Referências bibliográficas

CANGUILHEM, G. 1965. 2000. “La question de l’écologie. La technique ou la vie”, conférence prononcée à Strasbourg en 1973, publiée dans la revue Dialogue, mars 1974, p. 37- 44. In : F. Dagognet, Considérations sur l’idée de nature, Paris, Vrin, p. 183-191.

COUPAYE, Ludovic. 2017. Cadeia operatória, transectos e teorias: algumas reflexões e sugestões sobre o percurso de um método clássico. Pp. 475–94 em Técnica e transformação: perspectivas antropológicas, editado por C. E. Sautchuk. Rio de Janeiro: ABA Publicações.

CASTRO, Teresa; PITROU, Perig; REBECCHI, Marie (org.). 2020. Puissance du végétal et cinéma animiste – La vitalité révélée par la technique. Paris: Les Presses du réel.

DESCOLA, Philippe, e G. PÁLSSON. 1996. Nature and society: anthropological perspectives. Londres: Routledge.

HUI, Y. 2020. Tecnodiversidade. São Paulo: Ubu.

INGOLD, T. 2011. Being alive: essays on movement, knowledge and description. Londres; Routledge.

KOHN, E. 2013. How forests think: toward an anthropology beyond the human. Berkeley: University of California Press.

FAGUNDES, Guilherme Moura. 2019. Fire normativities: environmental conservation and quilombola forms of life in the Brazilian savanna. Vibrant, v. 16, p. 1-22.

MAUSS, Marcel. 2006. Techniques, Technology and Civilisation. editado por N. Schlanger. New York: Durkheim Press/Berghahn Books.
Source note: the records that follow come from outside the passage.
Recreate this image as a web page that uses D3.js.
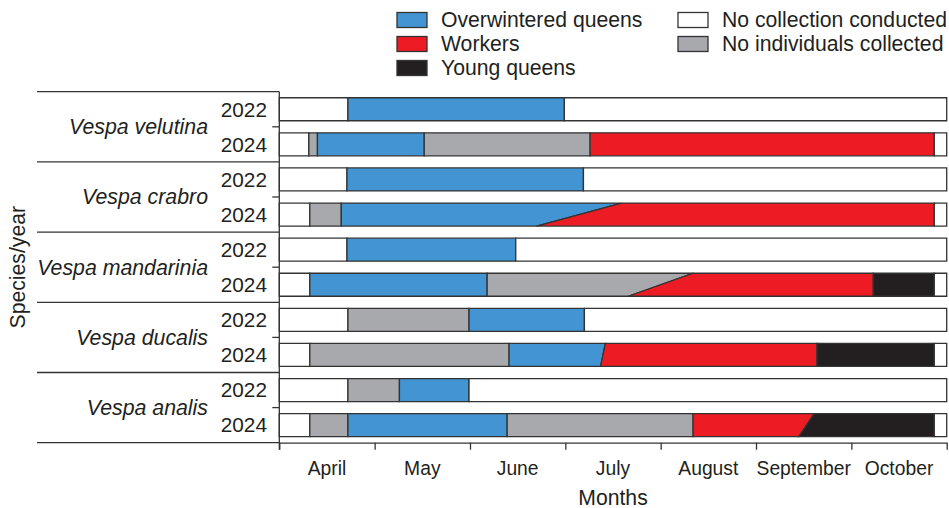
<!DOCTYPE html>
<html lang="en">
<head>
  <meta charset="utf-8">
  <title>Vespa seasonal collections</title>
  <script src="https://d3js.org/d3.v7.min.js"></script>
  <style>
    body { margin: 0; background: #fff; }
    text { font-family: "Liberation Sans", Arial, Helvetica, sans-serif; fill: #231f20; }
  </style>
</head>
<body>
<script>
  // months shown on the x axis (each is one unit, 0 = 1 April)
  var months = ["April", "May", "June", "July", "August", "September", "October"];
  var species = ["Vespa velutina", "Vespa crabro", "Vespa mandarinia", "Vespa ducalis", "Vespa analis"];
  var years = ["2022", "2024"];

  var catKeys = ["ow", "wk", "yq", "nc", "ni"];
  var catNames = ["Overwintered queens", "Workers", "Young queens", "No collection conducted", "No individuals collected"];
  var catColors = ["#4394d2", "#ed1c24", "#231f20", "#ffffff", "#a7a9ac"];

  // one entry per row (species x year): segment categories and their break points
  // a break is a month value, or [top, bottom] when the boundary is slanted
  var rowCats = [
    ["nc", "ow", "nc"],
    ["nc", "ni", "ow", "ni", "wk", "nc"],
    ["nc", "ow", "nc"],
    ["nc", "ni", "ow", "wk", "nc"],
    ["nc", "ow", "nc"],
    ["nc", "ow", "ni", "wk", "yq", "nc"],
    ["nc", "ni", "ow", "nc"],
    ["nc", "ni", "ow", "wk", "yq", "nc"],
    ["nc", "ni", "ow", "nc"],
    ["nc", "ni", "ow", "ni", "wk", "yq", "nc"]
  ];
  var rowBreaks = [
    [0, 0.72, 2.99, 7],
    [0, 0.31, 0.40, 1.52, 3.26, 6.87, 7],
    [0, 0.71, 3.19, 7],
    [0, 0.32, 0.65, [3.59, 2.70], 6.87, 7],
    [0, 0.71, 2.48, 7],
    [0, 0.32, 2.18, [4.34, 3.66], 6.23, 6.87, 7],
    [0, 0.72, 1.99, 3.20, 7],
    [0, 0.32, 2.41, [3.42, 3.37], 5.64, 6.87, 7],
    [0, 0.72, 1.26, 1.99, 7],
    [0, 0.32, 0.72, 2.39, 4.34, [5.61, 5.45], 6.87, 7]
  ];

  var w = 949, h = 508;
  var plotL = 279.3, plotR = 946.7, plotT = 91.7, plotB = 442.7;
  var fs = 21.2;

  var svg = d3.select("body").append("svg")
    .attr("width", w)
    .attr("height", h);

  var color = d3.scaleOrdinal().domain(catKeys).range(catColors);

  var x = d3.scaleLinear().domain([0, months.length]).range([plotL, plotR]);

  var rowIds = d3.range(rowCats.length);
  var y = d3.scaleBand().domain(rowIds).range([plotT, plotB])
    .paddingInner(0.345).paddingOuter(0.1725);

  var groupY = d3.scaleBand().domain(species).range([plotT, plotB]);

  // bars
  function tb(b) { return Array.isArray(b) ? b : [b, b]; }

  rowIds.forEach(function(r) {
    var y0 = y(r), y1 = y(r) + y.bandwidth();
    var br = rowBreaks[r];
    var segs = rowCats[r].map(function(c, i) {
      var a = tb(br[i]), b = tb(br[i + 1]);
      return { cat: c, pts: [[x(a[0]), y0], [x(b[0]), y0], [x(b[1]), y1], [x(a[1]), y1]] };
    });
    svg.append("g").selectAll("polygon")
      .data(segs)
      .join("polygon")
      .attr("points", function(d) { return d.pts.map(function(p) { return p.join(","); }).join(" "); })
      .attr("fill", function(d) { return color(d.cat); })
      .attr("stroke", "#333")
      .attr("stroke-width", 1.3);
  });

  // group separators on the left
  svg.append("g").selectAll("line")
    .data(d3.range(species.length + 1))
    .join("line")
    .attr("x1", 37).attr("x2", plotL)
    .attr("y1", function(i) { return plotT + i * groupY.step(); })
    .attr("y2", function(i) { return plotT + i * groupY.step(); })
    .attr("stroke", "#333").attr("stroke-width", 1.3);

  // y axis line + ticks at group centres
  svg.append("line")
    .attr("x1", plotL).attr("x2", plotL).attr("y1", plotT).attr("y2", plotB + 7)
    .attr("stroke", "#333").attr("stroke-width", 1.3);
  svg.append("g").selectAll("line")
    .data(species)
    .join("line")
    .attr("x1", plotL - 7).attr("x2", plotL)
    .attr("y1", function(d) { return groupY(d) + groupY.bandwidth() / 2; })
    .attr("y2", function(d) { return groupY(d) + groupY.bandwidth() / 2; })
    .attr("stroke", "#333").attr("stroke-width", 1.3);

  // species names
  svg.append("g").selectAll("text")
    .data(species)
    .join("text")
    .attr("x", 208)
    .attr("y", function(d) { return groupY(d) + groupY.bandwidth() / 2; })
    .attr("dy", "0.35em")
    .attr("text-anchor", "end")
    .attr("font-style", "italic")
    .attr("font-size", 21.3)
    .text(function(d) { return d; });

  // year labels
  svg.append("g").selectAll("text")
    .data(rowIds)
    .join("text")
    .attr("x", 267)
    .attr("y", function(r) { return y(r) + y.bandwidth() / 2; })
    .attr("dy", "0.35em")
    .attr("text-anchor", "end")
    .attr("font-size", 20.8)
    .text(function(r) { return years[r % years.length]; });

  // x axis
  var xAxis = svg.append("g")
    .attr("transform", "translate(0," + plotB + ")")
    .call(d3.axisBottom(x).tickValues(d3.range(months.length + 1)).tickSize(7).tickSizeOuter(0).tickFormat(""));
  xAxis.select(".domain").attr("stroke", "#333").attr("stroke-width", 1.3);
  xAxis.selectAll(".tick line").attr("stroke", "#333").attr("stroke-width", 1.3);

  svg.append("g").selectAll("text")
    .data(months)
    .join("text")
    .attr("x", function(d, i) { return x(i + 0.5); })
    .attr("y", 475)
    .attr("text-anchor", "middle")
    .attr("font-size", 19.3)
    .text(function(d) { return d; });

  svg.append("text")
    .attr("x", (plotL + plotR) / 2)
    .attr("y", 505)
    .attr("text-anchor", "middle")
    .attr("font-size", fs)
    .text("Months");

  svg.append("text")
    .attr("transform", "translate(25," + ((plotT + plotB) / 2) + ") rotate(-90)")
    .attr("text-anchor", "middle")
    .attr("font-size", fs)
    .text("Species/year");

  // legend
  var legCol = [0, 0, 0, 1, 1], legRow = [0, 1, 2, 0, 1];
  var leg = svg.append("g").selectAll("g")
    .data(catKeys)
    .join("g")
    .attr("transform", function(d, i) { return "translate(" + (legCol[i] ? 678 : 397) + "," + (20 + legRow[i] * 24) + ")"; });
  leg.append("rect")
    .attr("x", 0).attr("y", -7.5).attr("width", 30).attr("height", 15)
    .attr("fill", function(d) { return color(d); })
    .attr("stroke", "#333").attr("stroke-width", 1.3);
  leg.append("text")
    .attr("x", 44).attr("dy", "0.35em")
    .attr("font-size", fs)
    .text(function(d, i) { return catNames[i]; });
</script>
</body>
</html>
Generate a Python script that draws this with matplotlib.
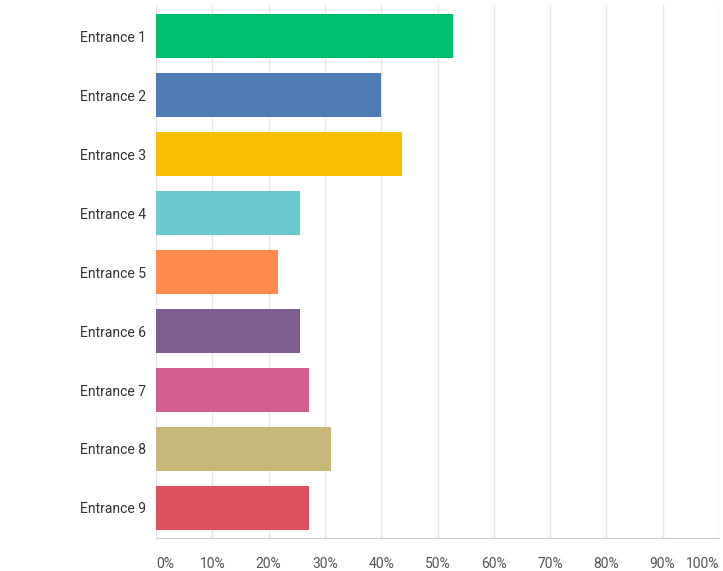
import matplotlib.pyplot as plt
from matplotlib.ticker import FuncFormatter

plt.rcParams['font.family'] = ['Roboto', 'DejaVu Sans']

# values
entrances = ['Entrance 1', 'Entrance 2', 'Entrance 3', 'Entrance 4', 'Entrance 5',
             'Entrance 6', 'Entrance 7', 'Entrance 8', 'Entrance 9']
shares = [52.8, 40.0, 43.7, 25.6, 21.7, 25.6, 27.2, 31.0, 27.2]
colors = ['#00BF6F', '#507CB6', '#F9BE00', '#6BC8CD', '#FF8B4F',
          '#7D5E90', '#D25F90', '#C7B879', '#DC5060']
xticks = list(range(0, 101, 10))

fig = plt.figure(figsize=(7.23, 5.71), dpi=100)
ax = fig.add_axes([0.2158, 0.0578, 0.7787, 0.9332])

ypos = list(range(len(entrances)))
ax.barh(ypos, shares, height=0.745, color=colors, zorder=3)

ax.set_xlim(0, 100)
ax.set_ylim(8.51, -0.53)
ax.set_yticks(ypos)
ax.set_yticklabels(entrances, fontsize=10, color='#333333')
ax.set_xticks(xticks)
ax.xaxis.set_major_formatter(FuncFormatter(lambda v, p: f'{v:.0f}%'))
for lab in ax.get_xticklabels():
    lab.set_fontsize(10)
    lab.set_color('#555555')
# first label starts at the axis, last one ends at the edge
ax.get_xticklabels()[0].set_horizontalalignment('left')
ax.get_xticklabels()[-1].set_horizontalalignment('right')

ax.tick_params(axis='both', length=0)
ax.tick_params(axis='y', pad=7)
ax.tick_params(axis='x', pad=14)

ax.grid(axis='x', color='#e8e8e8', linewidth=1, zorder=0)
for side in ['top', 'right', 'left']:
    ax.spines[side].set_visible(False)
ax.spines['bottom'].set_color('#cccccc')

fig.savefig('out.png', dpi=100)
MYERS, Natasha. 2019. “From Edenic Apocalypse to Gardens against Eden: Plants and People in and after the Anthroposcene.” In Infrastructure, Environment and Life in the Anthropocene, edited by Kregg Hetherington, 115–48. Durham, N.C.: Duke University Press.

PITROU, P. 2015. Life as a process of making in the Mixe Highlands (Oaxaca, Mexico): towards a ‘general pragmatics’ of life. Journal of the Royal Anthropological Institute 21 (1): 86– 105.

SAUTCHUK, C. 2012. Cine-Weapon: The Poiesis of Filming and Fishing. Vibrant 9(2): 406–430.

SAUTCHUK, C. (org.) 2017. Técnica e transformação: perspectivas antropológicas. Rio de Janeiro: ABA Publicações.